The business is fairly straightforward. It owns a portfolio of on- and off-shore wind farms scattered across the UK, generating clean electricity that’s sold to energy suppliers. Britain, being a windy place, has enabled the company to be highly cash-generative with a rewarding track record of dividends and share buybacks. And right now, the stock’s offering an enormous 8.9% yield.
Needless to say, from an income investor perspective, this sort of dividend return is impressive… perhaps too impressive.
Digging deeper
A big reason why Greencoat’s yield is so high right now is thanks to the share price falling by almost 25% since the start of 2024. Falling energy prices have taken a 30% blow to the group’s net cash generation, while higher interest rates have ramped up the pressure of its large debt burden.

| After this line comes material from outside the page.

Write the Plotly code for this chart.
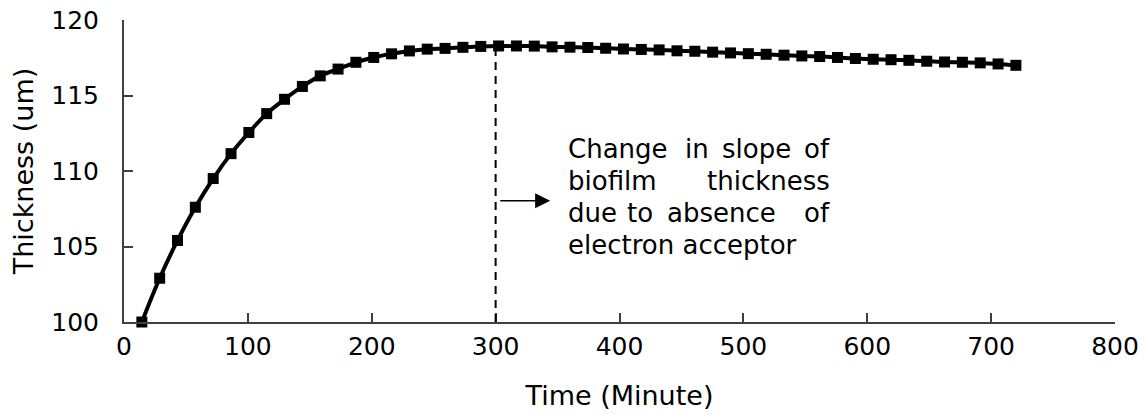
import plotly.graph_objects as go

# Data
time_min = [14.4 * k for k in range(1, 51)]
thickness = [100.0, 102.9, 105.4, 107.6, 109.5, 111.15, 112.55, 113.8, 114.75, 115.6,
             116.3, 116.75, 117.2, 117.52, 117.76, 117.95, 118.07, 118.12, 118.19, 118.25,
             118.28, 118.28, 118.27, 118.22, 118.2, 118.18, 118.13, 118.08, 118.05, 118.02,
             117.96, 117.93, 117.87, 117.82, 117.77, 117.73, 117.67, 117.62, 117.58, 117.52,
             117.45, 117.4, 117.37, 117.33, 117.27, 117.22, 117.2, 117.16, 117.09, 117.0]
x_ticks = [0, 100, 200, 300, 400, 500, 600, 700, 800]
y_ticks = [100, 105, 110, 115, 120]
change_time = 300
# note words laid out as a justified paragraph (word, line index)
note_words = [("Change", 0), ("in", 0), ("slope", 0), ("of", 0),
              ("biofilm", 1), ("thickness", 1),
              ("due", 2), ("to", 2), ("absence", 2), ("of", 2),
              ("electron acceptor", 3)]

FONT = "DejaVu Sans"
W, H = 1147, 415
L, R, T, B = 124, 32, 20, 93
PW, PH = W - L - R, H - T - B

def px(xp):
    return (xp - L) / PW

def py(yp):
    return (H - B - yp) / PH

fig = go.Figure()
fig.add_trace(go.Scatter(
    x=time_min, y=thickness, mode="lines+markers",
    line=dict(color="black", width=4, shape="spline"),
    marker=dict(symbol="square", size=11, color="black"),
    cliponaxis=False, showlegend=False,
))

# dashed vertical line at change time
peak = max(thickness)
fig.add_shape(type="line", xref="x", yref="y", x0=change_time, x1=change_time,
              y0=100, y1=peak, line=dict(color="black", width=2, dash="8px,6px"))

# arrow
fig.add_annotation(xref="x", yref="y", axref="x", ayref="y",
                   x=change_time + 44, y=108.03, ax=change_time + 2.5, ay=108.03,
                   text="", showarrow=True, arrowhead=2, arrowsize=2, arrowwidth=1.5,
                   arrowcolor="black")

# justified note text (word placement in pixels)
fnt_note = dict(family=FONT, size=26, color="black")
line_y = [149, 181, 213, 245]
word_left = {0: [567, 684, 721, None], 1: [567, None], 2: [567, 626, 666, None], 3: [567]}
x_right = 831
counters = {0: 0, 1: 0, 2: 0, 3: 0}
for word, li in note_words:
    i = counters[li]
    counters[li] += 1
    left = word_left[li][i]
    if left is None:
        xa, xv = "right", x_right
    else:
        xa, xv = "left", left
    fig.add_annotation(xref="paper", yref="paper", x=px(xv), y=py(line_y[li]), text=word,
                       showarrow=False, xanchor=xa, yanchor="middle", font=fnt_note,
                       borderpad=0)

fnt_tick = dict(family=FONT, size=25, color="black")
fnt_title = dict(family=FONT, size=27, color="black")
axis_col = "#404040"
fig.update_xaxes(range=[0, 800], tickvals=x_ticks, ticks="inside", ticklen=9, tickwidth=1.5,
                 tickcolor=axis_col, showline=True, linecolor=axis_col, linewidth=2,
                 showgrid=False, zeroline=False, tickfont=fnt_tick, ticklabelstandoff=1,
                 title=dict(text="Time (Minute)", font=fnt_title, standoff=26))
fig.update_yaxes(range=[100, 120], tickvals=y_ticks, ticks="inside", ticklen=9, tickwidth=1.5,
                 tickcolor=axis_col, showline=True, linecolor=axis_col, linewidth=2,
                 showgrid=False, zeroline=False, tickfont=fnt_tick, ticklabelstandoff=18,
                 title=dict(text="Thickness (um)", font=fnt_title, standoff=10))
fig.update_layout(width=W, height=H, margin=dict(l=L, r=R, t=T, b=B, autoexpand=False),
                  plot_bgcolor="white", paper_bgcolor="white", font=fnt_tick)
fig.write_html("out.html")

Consequently, Greencoat’s future success is dependent on several factors beyond management’s control, ie interest rates, energy prices and wind speed. And this uncertainty seems to be dragging the stock in the wrong direction. But has this created a buying opportunity?
Looking at the activity on Hargreaves Lansdown’s platform, the answer appears to be ‘yes’ in the minds of many investors. After all, once interest rates are alleviated, the pressure on Greencoat’s margins will ease and provide more flexibility. And to be fair, this thesis sounds quite reasonable.
Providing that Greencoat can continue to navigate through these adverse macroeconomic conditions to the other side, buying today could lock in an impressive yield while also eventually benefitting from a share price recovery.
The bottom line
As an existing shareholder of Greencoat UK Wind, I remain bullish on the long-term potential of this enterprise. Even more so, now that the UK government’s pushing for the rapid construction of more wind farms, providing a welcome catalyst for these shares.
However, with inflation actually back on the rise since September, interest rate cuts may take longer than expected to materialise. And if prices start rising even faster, interest rate hikes may return, creating even more unwanted pressure on Greencoat in the process.
With this risk in mind, taking a cautious approach with pound/cost averaging seems like a prudent idea for investors considering adding this business to their portfolios.
As for the other popular UK shares being bought right now, investors will also need to dig deeper to discover both the risk and potential reward before committing any capital.